English

Growing warnings of a stock market bubble

Concerns are starting to be voiced in the financial elites about how long the bull run in stock markets, which has delivered hundreds of billions of dollars to them in additional wealth, can continue.

Last Monday the S&P 500 index went past the record high it reached in early August marking the second longest-running bull market in US history, eclipsing the 1949-56 upsurge. It has risen by around 268 percent since the market low of March 2009, recorded in the wake of the 2008 global financial crisis. The longest bull run was from 1987 to 2000, which ended with the collapse of the dotcom bubble.

With the coming to power of the Trump administration, markets experienced a surge and have risen by about 16 percent. Initially this was fuelled by the belief that with its program of tax cuts for corporations, deregulation and promises of infrastructure spending it would be good for the bottom line. But even as doubts have arisen over how much Trump will be able to deliver the market rise has continued.

Now there is some degree of nervousness about how long the present upsurge can go on, which was voiced on Tuesday at a hedge fund conference in New York organised by the business channel CNBC.

The clearest warning came from long-time hedge fund operator Julian Robertson who said “we are creating a bubble” in the stock market. Stock market prices are too high because the low interest rate regimes established by the world’s central banks meant that investors are taking on too much risk.

“It’s the Federal Reserve’s fault and the Federal Reserves all over the world,” he told the conference.
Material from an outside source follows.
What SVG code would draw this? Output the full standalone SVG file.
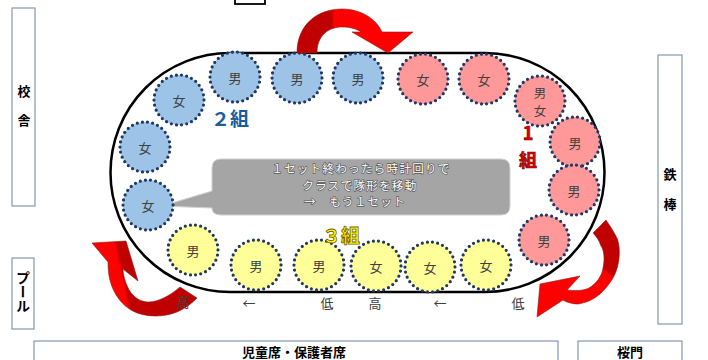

With interest rates at record historical lows there was “no real competition” for stocks, pointing out that until recently negative interest rates in the German government bond market meant that investors had to pay to hold its debt.

Leon Cooperman, the head of the hedge fund Omega Advisors, said while he did not expect a bear market, a 5 to 8 percent correction could happen at “any time” and bonds, where interest rates are at near all-time lows, “look like they’re in a bubble.”

Others are not so much concerned with the low interest rate policies of the central banks but with geopolitical risks, the most prominent of which is the threat of war on the Korean Peninsula.

The CEO of Blackstone Group, Stephen Scwarzmman said the issue was not so much economic or even the policies of the central banks. “It’s geopolitical and there’s some bad things going on in the world and conventional analysis says things will be fine.”

But whether it was North Korea or trade “there are a number of issues that people don’t want to focus on because the outcome would be really bad,” he said.

One of the indicators of the emergence of financial bubble conditions has been the rise and rise in the value of the cryptocurrency bitcoin, which has jumped by 335 percent this year to a price of more than $4,000. The astronomical increase in its value has attracted some attention from investors, prompting remarks by JPMorgan Chase CEO Jamie Dimon at a Barclays Investment conference this week.

He said the currency was a “fraud” and that he would fire anyone at the bank who traded in it “in a second,” likening its rise to the Dutch tulip mania of the 17th century. “It won’t end well,” he said, adding that it would eventually “blow up.”

But the speculation in bitcoin is only a very graphic expression of the forces at work in financial markets as a whole. This can be seen by contrasting the latest bull run with that the run up of the markets in the period 1949-56. In the earlier period, the market was sustained by the growth of US industry in the past war period. By contrast, the present bull run takes place under conditions of low growth—the US economy has been growing at only 2 percent or less, well below that of any previous “recovery”—coupled with falling productivity and stagnant or falling wages.

The present period also compares unfavourably with the record run from 1987-2000. While market growth in that period contained a large element of speculation—even the former chairman of the Federal Reserve Board Alan Greenspan had occasion in 1996 to refer to “irrational exuberance”—it was based, at least to some extent, on real developments.

These were the lowering of the cost structure of industry provided by the development of globalised production and the increased use of information technology. The present upsurge, however, has been virtually entirely driven by the ultra-cheap money policies of the Fed and other major central banks.

In fact the rise of the market is itself a reflection of the lack of investment opportunities in the real economy. Consequently, the share price bubble has been driven largely by financial manipulations such as the use of borrowed funds at low rates to finance share buybacks.

Evidence of the way in which the underlying weakness in the real economy has led to an increasing turn to financial operations was provided in an investigation by the Financial Times published this week.

It reported that Apple, Microsoft and Alphabet (the parent company of Google) are among a list of top US firms which have become a force in the global bond market. Some 30 major US corporations now hold more than $800 billion worth of fixed income investments and have become “asset managers in their own right” according to the head of JPMorgan’s corporate finance advisory group Ramaswamy Variankaval.

Overall the cash holdings of US corporations have risen to more than $2 trillion, an increase of 50 percent over the past decade and more than double their holdings at the turn of the century.

The Financial Times found that the 30 major companies which were the subject of its investigation, including firms such as Ford, Coca Cola and Boeing, hold more than $1.2 trillion in cash, cash equivalents and marketable securities.

These figures, which indicate the lack of investment opportunities because of low growth levels, point to the growing divergence between the rise of the stock market, and the real economy on which it ultimately depends.